E poi, sarebbe utilissimo pensare ad una Banca dell’Impresa Agricola, la vecchia Banca dell’Agricoltura lombarda, e oggi il sistema finanziario sostiene l’agricoltura, con il paradosso del più importante settore del Primario viene sostenuto dalle banche e dai governi, come se si trattasse di una “industria matura” da far morire il più rapidamente possibile.

E’ vero il contrario: dobbiamo costituire una Banca nazionale che si occupi di lavoro agricolo, non per tutelarlo da non si sa che cosa, ovvero dalla stupidità, spesso, di chi gestisce i mercati finali e i finanziamenti, che spesso non seguono i cicli produttivi, i disastri inevitabili (è il caso dell’olivo e quindi dell’olio EVO del prossimo anno) che sia gestita da elementi selezionati dalle organizzazioni nazionali, tutte, dell’agricoltura, e che sappia anche immettere in questo meccanismo finanziario le attività di trasformazione del prodotto della terra.

Si può anche pensare ad un Fondo di sostegno, costruito dalla suddetta banca, per le imprese della terra quando qualcosa va storto e non è colpa dell’uomo, non in termini di assicurazione, che è un costo che si paga anche quando gli Elementi e la Provvidenza lavorano bene, ma che opera con gli accantonamenti ad hoc della Banca che ho preconizzato, che sarebbe finanziata per una quota dal Ministero delle Attività Agricole, miracolosamente salvatosi dopo che un malaugurato referendum “illuminista” voleva eliminarlo, dato che tutto era gestito dai nostri concorrenti europei, da una quota delle banche maggiori, che non dovrebbero trascurare un settore ciclicamente molto “liquido” e in fase di trasformazione positiva, e perché non citare qui che aumentano, secondo l’ISTAT, i “contadini laureati”?

Un altro settore della Banca che vi propongo sarebbe destinato alle Banche di affari che, sempre di più, hanno a che fare con l’impresa o il marketing di prodotti che nascono dalla terra, penso qui al vino di qualità che ormai tutte le nostre Regioni producono, o al business sempre in aumento dei prodotti food related, e infine una quota di fondo di dotazione dovrebbe essere conferita proprio dalle Regioni, per fare in modo che le loro politiche agricole si armonizzino, senza guerre intestine, in un quadro nazionale, che è quello che convince l’export internazionale e fa paura, davvero, ai mercati esteri che “copiano”, con modestissimi risultati, i nostri prodotti dell’agribusiness.

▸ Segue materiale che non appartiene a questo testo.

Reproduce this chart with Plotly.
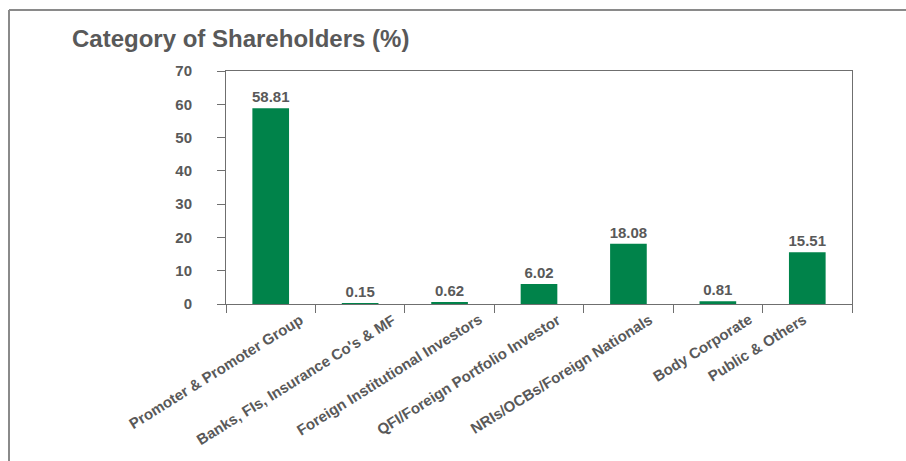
import plotly.graph_objects as go

# Shareholding pattern by category (%)
categories = [
    "Promoter & Promoter Group",
    "Banks, FIs, Insurance Co's & MF",
    "Foreign Institutional Investors",
    "QFI/Foreign Portfolio Investor",
    "NRIs/OCBs/Foreign Nationals",
    "Body Corporate",
    "Public & Others",
]
shares = [58.81, 0.15, 0.62, 6.02, 18.08, 0.81, 15.51]
y_ticks = [0, 10, 20, 30, 40, 50, 60, 70]

# horizontal nudge (px) of each slanted category label from its slot centre
label_nudge = [38, 41, 38, 27, 30, 40, 5]

GREEN = "#00834A"
GREY_TEXT = "#595959"
AXIS = "#6f6f6f"
FONT = "Liberation Sans"

W, H = 906, 461
L, R, T, B = 226, 54, 71, 157
pw, ph = W - L - R, H - T - B

fig = go.Figure(
    go.Bar(
        x=categories,
        y=shares,
        marker=dict(color=GREEN, line=dict(width=0)),
        text=[f"{v:.2f}" for v in shares],
        textposition="outside",
        constraintext="none",
        textfont=dict(family=FONT, size=15, color=GREY_TEXT, weight="bold"),
        cliponaxis=False,
    )
)

fig.update_layout(
    width=W,
    height=H,
    margin=dict(l=L, r=R, t=T, b=B, autoexpand=False),
    paper_bgcolor="white",
    plot_bgcolor="white",
    bargap=0.59,
    showlegend=False,
    title=dict(
        text="Category of Shareholders (%)",
        x=72 / W,
        xanchor="left",
        xref="container",
        y=1 - 30 / H,
        yanchor="top",
        yref="container",
        font=dict(family=FONT, size=24, color=GREY_TEXT, weight="bold"),
    ),
    xaxis=dict(
        type="category",
        categoryarray=categories,
        range=[-0.5, len(categories) - 0.5],
        showline=True,
        linecolor=AXIS,
        linewidth=1,
        mirror=True,
        ticks="outside",
        tickson="boundaries",
        ticklen=8,
        tickcolor=AXIS,
        showticklabels=False,
        showgrid=False,
    ),
    yaxis=dict(
        range=[0, 70],
        tickvals=y_ticks,
        showline=True,
        linecolor=AXIS,
        linewidth=1,
        mirror=True,
        ticks="outside",
        ticklen=8,
        tickcolor=AXIS,
        ticklabelstandoff=22,
        tickfont=dict(family=FONT, size=15, color=GREY_TEXT, weight="bold"),
        showgrid=False,
        zeroline=False,
    ),
)

# Slanted category labels hanging below the axis
for cat, nudge in zip(categories, label_nudge):
    fig.add_annotation(
        x=cat, y=0, xref="x", yref="y",
        text=cat, showarrow=False,
        textangle=-32,
        xanchor="right", yanchor="top",
        xshift=nudge, yshift=-4,
        font=dict(family=FONT, size=15, color=GREY_TEXT, weight="bold"),
    )

# Outer frame: top and left rules of the panel
def px_to_paper_x(px):
    return (px - L) / pw

def px_to_paper_y(py):
    return (H - B - py) / ph

frame = dict(color="#8a8a8a", width=2)
fig.add_shape(type="line", xref="paper", yref="paper",
              x0=px_to_paper_x(9), x1=px_to_paper_x(W), y0=px_to_paper_y(10), y1=px_to_paper_y(10),
              line=frame)
fig.add_shape(type="line", xref="paper", yref="paper",
              x0=px_to_paper_x(9), x1=px_to_paper_x(9), y0=px_to_paper_y(10), y1=px_to_paper_y(H),
              line=frame)

fig.write_html("out.html")
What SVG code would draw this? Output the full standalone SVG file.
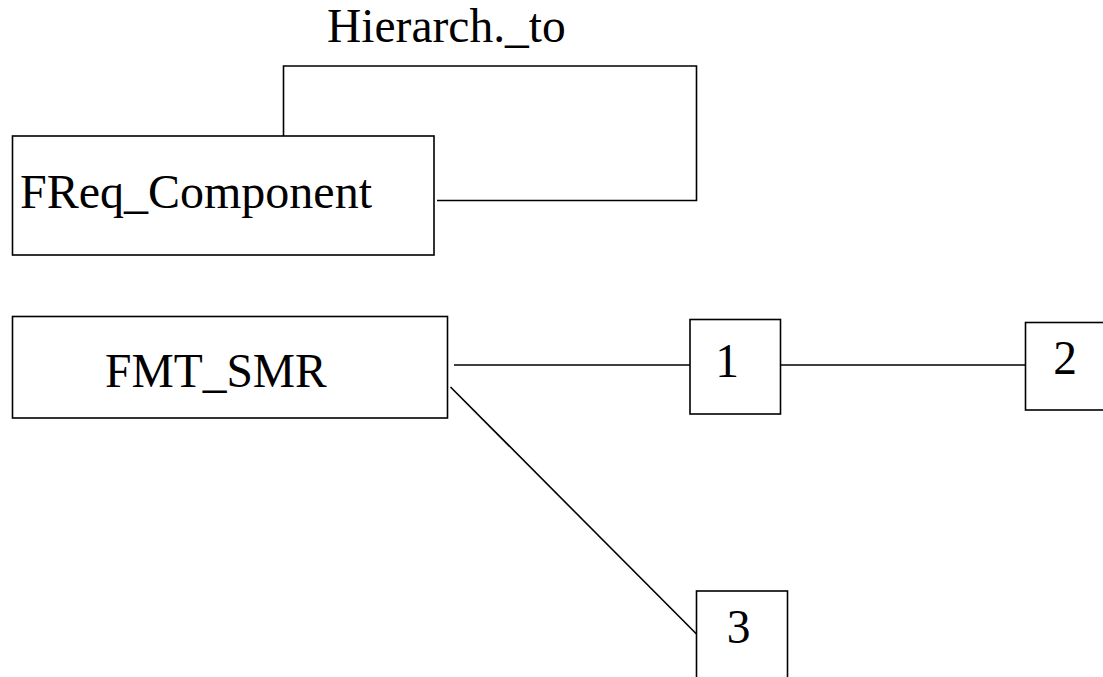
<svg xmlns="http://www.w3.org/2000/svg" width="1103" height="677" viewBox="0 0 1103 677">
  <style>
    .box { fill: #ffffff; stroke: #000000; stroke-width: 1.6; }
    .edge { fill: none; stroke: #000000; stroke-width: 1.6; }
    .label { font-family: "Liberation Serif", "Times New Roman", serif; font-size: 47.5px; fill: #000000; }
  </style>
  <rect x="0" y="0" width="1103" height="677" fill="#ffffff"/>

  <!-- connectors -->
  <g id="connectors">
    <!-- self relation on FReq_Component -->
    <polyline class="edge" points="283.5,136 283.5,66 696.5,66 696.5,200.5 437,200.5"/>
    <!-- FMT_SMR to 1 -->
    <line class="edge" x1="454" y1="365" x2="690" y2="365"/>
    <!-- 1 to 2 -->
    <line class="edge" x1="781" y1="365" x2="1025.5" y2="365"/>
    <!-- FMT_SMR to 3 -->
    <line class="edge" x1="450.5" y1="387" x2="696.5" y2="634"/>
  </g>

  <g id="label-hierarch">
    <text class="label" x="327" y="42">Hierarch._to</text>
  </g>

  <g id="node-freq-component">
    <rect class="box" x="12.5" y="136" width="421.5" height="119"/>
    <text class="label" x="20" y="207.5" style="font-size:48px">FReq_Component</text>
  </g>

  <g id="node-fmt-smr">
    <rect class="box" x="12.5" y="316.5" width="435" height="101.5"/>
    <text class="label" x="105" y="386.5">FMT_SMR</text>
  </g>

  <g id="node-1">
    <rect class="box" x="690" y="319.5" width="90.5" height="94.5"/>
    <text class="label" x="727" y="377" text-anchor="middle">1</text>
  </g>

  <g id="node-2">
    <rect class="box" x="1025.5" y="322.5" width="100" height="87.5"/>
    <text class="label" x="1065" y="374" text-anchor="middle">2</text>
  </g>

  <g id="node-3">
    <rect class="box" x="696.5" y="591" width="91" height="100"/>
    <text class="label" x="738.5" y="643" text-anchor="middle">3</text>
  </g>
</svg>
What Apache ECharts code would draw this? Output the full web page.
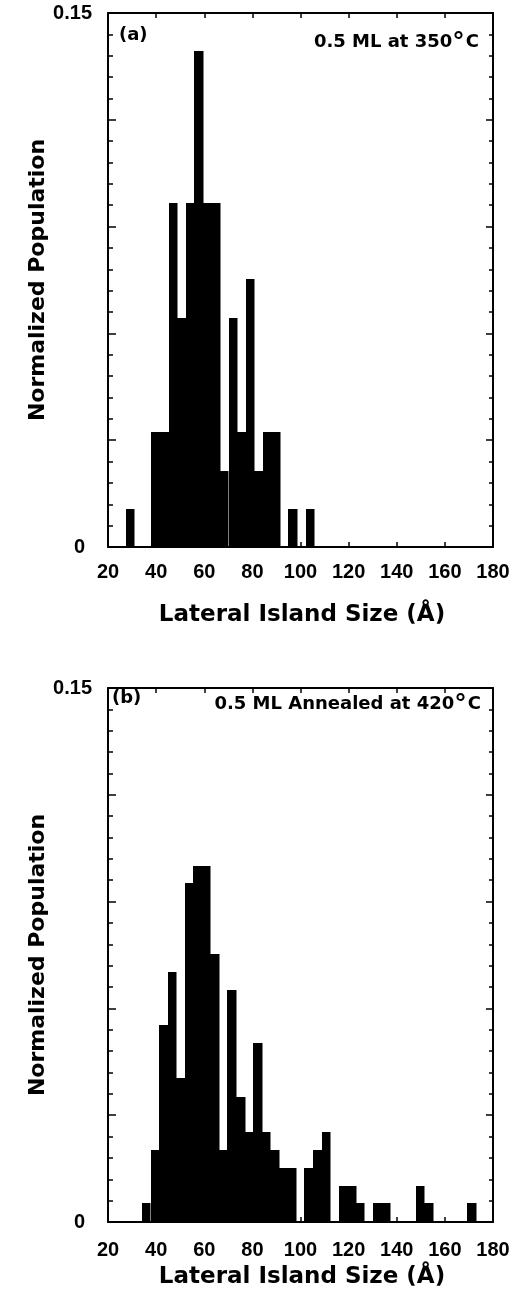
<!DOCTYPE html>
<html>
<head>
<meta charset="utf-8">
<script src="https://cdn.jsdelivr.net/npm/echarts@6/dist/echarts.min.js"></script>
<style>
html,body{margin:0;padding:0;background:#fff;}
#chart{width:515px;height:1311px;}
</style>
</head>
<body>
<div id="chart"></div>
<script>
// ---- data ----
const BIN_WIDTH = 3.56; // histogram bin width (Å)
const xTicks = [20, 40, 60, 80, 100, 120, 140, 160, 180];

// (a) 0.5 ML at 350°C : bin start (Å) and normalized population
const binStartsA = [27.4, 31.0, 34.5, 38.0, 41.6, 45.2, 48.7, 52.3, 55.8, 59.4, 63.0,
                    66.5, 70.1, 73.6, 77.2, 80.8, 84.3, 87.9, 91.4, 95.0, 98.6, 102.1];
const populationA = [0.0106, 0, 0, 0.0322, 0.0322, 0.0966, 0.0642, 0.0966, 0.1392, 0.0966, 0.0966,
                     0.0214, 0.0644, 0.0322, 0.0752, 0.0214, 0.0322, 0.0322, 0, 0.0106, 0, 0.0106];

// (b) 0.5 ML annealed at 420°C
const binStartsB = [34.1, 37.7, 41.2, 44.8, 48.3, 51.9, 55.4, 59.0, 62.5, 66.1, 69.6, 73.2, 76.8,
                    80.3, 83.9, 87.4, 91.0, 94.5, 98.1, 101.6, 105.2, 108.8, 112.3, 115.9, 119.4,
                    123.0, 126.5, 130.1, 133.6, 137.2, 140.7, 144.3, 147.9, 151.4, 155.0, 158.5,
                    162.1, 165.6, 169.2];
const populationB = [0.0053, 0.0201, 0.0554, 0.0701, 0.0404, 0.0951, 0.1001, 0.1001, 0.0752, 0.0201,
                     0.0651, 0.0352, 0.0252, 0.0504, 0.0252, 0.0201, 0.0153, 0.0153, 0, 0.0153,
                     0.0201, 0.0252, 0, 0.0102, 0.0102, 0.0053, 0, 0.0053, 0.0053, 0, 0, 0,
                     0.0102, 0.0053, 0, 0, 0, 0, 0.0053];

const panelLabels = ['(a)', '(b)'];
const conditionText = [['0.5 ML at 350', 'C'], ['0.5 ML Annealed at 420', 'C']];
const xTitle = 'Lateral Island Size (Å)';
const yTitle = 'Normalized Population';

// ---- chart ----
const chart = echarts.init(document.getElementById('chart'), null, {renderer: 'canvas'});
const grids = [
  {left: 108, top: 13, width: 385, height: 534},
  {left: 108, top: 688, width: 385, height: 534}
];
const lineStyle = {color: '#000', width: 2};
const tickStyle = {color: '#000', width: 1.5};

function xAxisBottom(gi, margin) {
  return {
    gridIndex: gi, type: 'value', min: 20, max: 180, interval: 20, position: 'bottom',
    axisLine: {show: true, onZero: false, lineStyle: lineStyle},
    axisTick: {show: true, inside: true, length: 5, lineStyle: tickStyle},
    axisLabel: {show: true, margin: margin, color: '#000', fontFamily: 'Liberation Sans', fontWeight: 'bold', fontSize: 20,
      formatter: v => (xTicks.indexOf(v) >= 0 ? String(v) : '')},
    splitLine: {show: false}
  };
}
function xAxisTop(gi) {
  return {
    gridIndex: gi, type: 'value', min: 20, max: 180, interval: 20, position: 'top',
    axisLine: {show: true, onZero: false, lineStyle: lineStyle},
    axisTick: {show: true, inside: true, length: 5, lineStyle: tickStyle},
    axisLabel: {show: false}, splitLine: {show: false}
  };
}
function yAxisLeft(gi) {
  return {
    gridIndex: gi, type: 'value', min: 0, max: 0.15, interval: 0.03, position: 'left',
    axisLine: {show: true, onZero: false, lineStyle: lineStyle},
    axisTick: {show: true, inside: true, length: 8, lineStyle: tickStyle},
    minorTick: {show: true, splitNumber: 5, length: 5, lineStyle: tickStyle},
    axisLabel: {show: true, margin: 16, color: '#000', fontFamily: 'Liberation Sans', fontWeight: 'bold', fontSize: 20,
      formatter: v => (v === 0 ? '{z|0}' : (Math.abs(v - 0.15) < 1e-9 ? '0.15' : '')),
      rich: {z: {fontFamily: 'Liberation Sans', fontWeight: 'bold', fontSize: 20, color: '#000', padding: [0, 7, 0, 0]}}},
    splitLine: {show: false}, minorSplitLine: {show: false}
  };
}
function yAxisRight(gi) {
  return {
    gridIndex: gi, type: 'value', min: 0, max: 0.15, interval: 0.03, position: 'right',
    axisLine: {show: true, onZero: false, lineStyle: lineStyle},
    axisTick: {show: true, inside: true, length: 7, lineStyle: tickStyle},
    minorTick: {show: true, splitNumber: 5, length: 4, lineStyle: tickStyle},
    axisLabel: {show: false}, splitLine: {show: false}
  };
}

function renderBar(params, api) {
  const start = api.value(0);
  const h = api.value(1);
  if (!h) return null;
  const p0 = api.coord([start, h]);
  const p1 = api.coord([start + BIN_WIDTH, 0]);
  const x0 = Math.round(p0[0]);
  const x1 = Math.round(p1[0]);
  return {
    type: 'rect',
    shape: {x: x0, y: Math.round(p0[1]), width: x1 - x0 + 0.5, height: p1[1] - Math.round(p0[1])},
    style: {fill: '#000'}
  };
}

const font = 'DejaVu Sans';
function conditionGraphic(parts, right, cy) {
  return {
    type: 'text', x: right, y: cy,
    style: {
      text: '{t|' + parts[0] + '}{d|°}{t|' + parts[1] + '}',
      align: 'right', verticalAlign: 'middle', fill: '#000',
      rich: {
        t: {fontFamily: font, fontWeight: 'bold', fontSize: 18, lineHeight: 24, fill: '#000'},
        d: {fontFamily: font, fontWeight: 'bold', fontSize: 25, lineHeight: 24, fill: '#000', padding: [3, 1, 0, 0]}
      }
    }
  };
}
function plainText(txt, x, y, size, align, rot) {
  return {
    type: 'text', x: x, y: y, rotation: rot || 0,
    style: {text: txt, align: align, verticalAlign: 'middle', fill: '#000',
      fontFamily: font, fontWeight: 'bold', fontSize: size}
  };
}

const option = {
  backgroundColor: '#fff',
  animation: false,
  grid: grids,
  xAxis: [xAxisBottom(0, 15), xAxisTop(0), xAxisBottom(1, 18), xAxisTop(1)],
  yAxis: [yAxisLeft(0), yAxisRight(0), yAxisLeft(1), yAxisRight(1)],
  series: [
    {type: 'custom', xAxisIndex: 0, yAxisIndex: 0, renderItem: renderBar, clip: true,
     encode: {x: 0, y: 1}, data: binStartsA.map((s, i) => [s, populationA[i]])},
    {type: 'custom', xAxisIndex: 2, yAxisIndex: 2, renderItem: renderBar, clip: true,
     encode: {x: 0, y: 1}, data: binStartsB.map((s, i) => [s, populationB[i]])}
  ],
  graphic: [
    plainText(panelLabels[0], 119, 35, 18, 'left'),
    plainText(panelLabels[1], 112, 698, 18, 'left'),
    conditionGraphic(conditionText[0], 479, 42),
    conditionGraphic(conditionText[1], 481, 704),
    plainText(yTitle, 38, 280, 22, 'center', Math.PI / 2),
    plainText(yTitle, 38, 955, 22, 'center', Math.PI / 2),
    plainText(xTitle, 302, 615, 23, 'center'),
    plainText(xTitle, 302, 1277, 23, 'center')
  ]
};
chart.setOption(option);
</script>
</body>
</html>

Ritornare alla Terra è difficile, per chi pensa in termini, ormai consunti, di “società industriale”, ma è una delle poche vie di uscita che ci rimangono, per salvare l’economia italiana.
Come diceva Keynes, “l’importanza dei soldi deriva essenzialmente dall’essere un legame tra il presente e il futuro”. Il resto è l’Eterno, che, tra le occupazioni dell’uomo, traspare soprattutto nell’agricoltura. Diamo denaro al lavoro più antico, importante e necessario degli uomini!